A recent article in the Diario Gestión titled “Digital Transformation Does Not Progress in Peru Due to Lack of Capable People to Execute It” raises alarms and shows that according to the “2021 Digital Transformation and Report Survey” conducted by PDA, the University of Piura School of Management, and RTM Consultancy, there are few companies in ongoing digital transformation processes and many more that have yet to start. The companies that are undergoing the process are facing significant challenges for success. The key challenges that mark the way to the solution are: resistance to change at 58% in companies with a high level of ongoing transformation processes; a lack of human resources prepared to execute it in companies with a medium level of digital transformation processes at 50%; and a lack of digital transformation strategies in companies with low levels of digital transformation processes at 53%.

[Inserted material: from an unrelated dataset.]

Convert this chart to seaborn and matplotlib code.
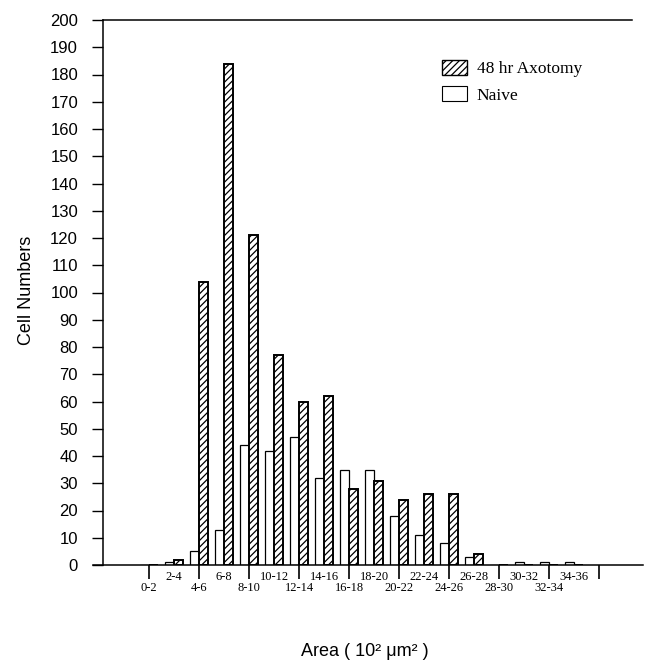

The positive aspect of these results is that it gives us a clearer idea of where we need to strengthen and support companies to improve their digital transformation levels. Let’s get to work! We will begin by putting the necessary skills that the workforce needs to have more efficient transformation processes at the center of the conversation. To do this, we will take into account one of the problems mentioned by IBM in its 2018 guide, “The Enterprise Guide to Closing the Skills Gap,” which states that one of the main challenges to overcome in digital transformation is the gap between the speed at which the necessary skills and competencies for digital transformation change and the time it takes to train these skills in employees. Having transformation processes does not mean that we need more time to acquire these skills (since there is no time), but that we need specific and effective training strategies in soft skills and digital competencies that are the basis for constant learning and that deliver useful outcomes for the transformation process.


Next, I will share some of the activities that are being considered positive among companies with high digital transformation indices: including in our training plans cultural change workshops, innovation workshops that allow us to structure digital transformation projects, customer and consumer understanding workshops, and workshops on the use of agile methodologies in day-to-day activities.


Training in the 10 soft skills or psychosocial skills that must be worked on to achieve cultural change, positive interactions, and significant progress for our employees’ talent:



  1. Empathy
  2. Assertive communication
  3. Interpersonal relationships
  4. Decision making
  5. Problem solving and conflict management
  6. Creative thinking
  7. Critical thinking
  8. Emotion management
  9. Stress and tension management


To conclude, according to IBM in their guide, they provide 3 topics to develop to promote constant learning among employees by counting on their active and committed participation: Make it personal, Promote transparency, and Look inside and outside.


“Make it personal”

Making it personal means getting your employee to care about training, taking it out of the purely professional environment and making it part of their personal development. This can be achieved with 3 topics: seduce, motivate and sustain.

Seducing your employees by personalizing the training content available, with skills that focus on their role development, is more effective. Motivating means creating spaces during work hours to talk and share what has been learned on digital platforms. This will reduce pressure to comply with hours and hours of mandatory learning and open up space for recognition and strengthening the organizational culture.

And to sustain each of the digital transformation skills, values that are permanently lived in both digital and physical work environments must be created, which demands having cultural protocols and including strategies that remind us of this on a daily basis.


“Promote transparency”


Being transparent means sharing the company’s mission or goal with our employees and including them in the journey. What is the digital transformation objective of the company? We must approach the conversation from how their human and professional evolution contributes to the achievement of the mission. It is important to communicate which skills are necessary and demanded by the market in the digital transformation processes and motivate them (again) with all the possibilities that these skills open up. Finally, following the previous motivation, recognition becomes important. We must reward achievements, recognize effort and symbolize the success of learning and the implementation of skills, making it the cherry on top.


“Look inside and outside”


As we have seen, for the digital transformation process it is necessary to have new knowledge and different perspectives to innovate. That’s why it is important to get out of our comfort zone and interact with other people and areas. “Looking inward”: What about a table made up of leaders from different areas and teams to address a specific business challenge? Now “looking outward”, what if we open the doors to external agents to strengthen and contribute to our teams? What about a hackathon? Consolidating a business ecosystem where cooperation and collaboration are values that will increase trust and talent, which in turn will allow for more efficient digital transformation processes in terms of innovation, time, and money.


Are we ready to move forward and explore new paths?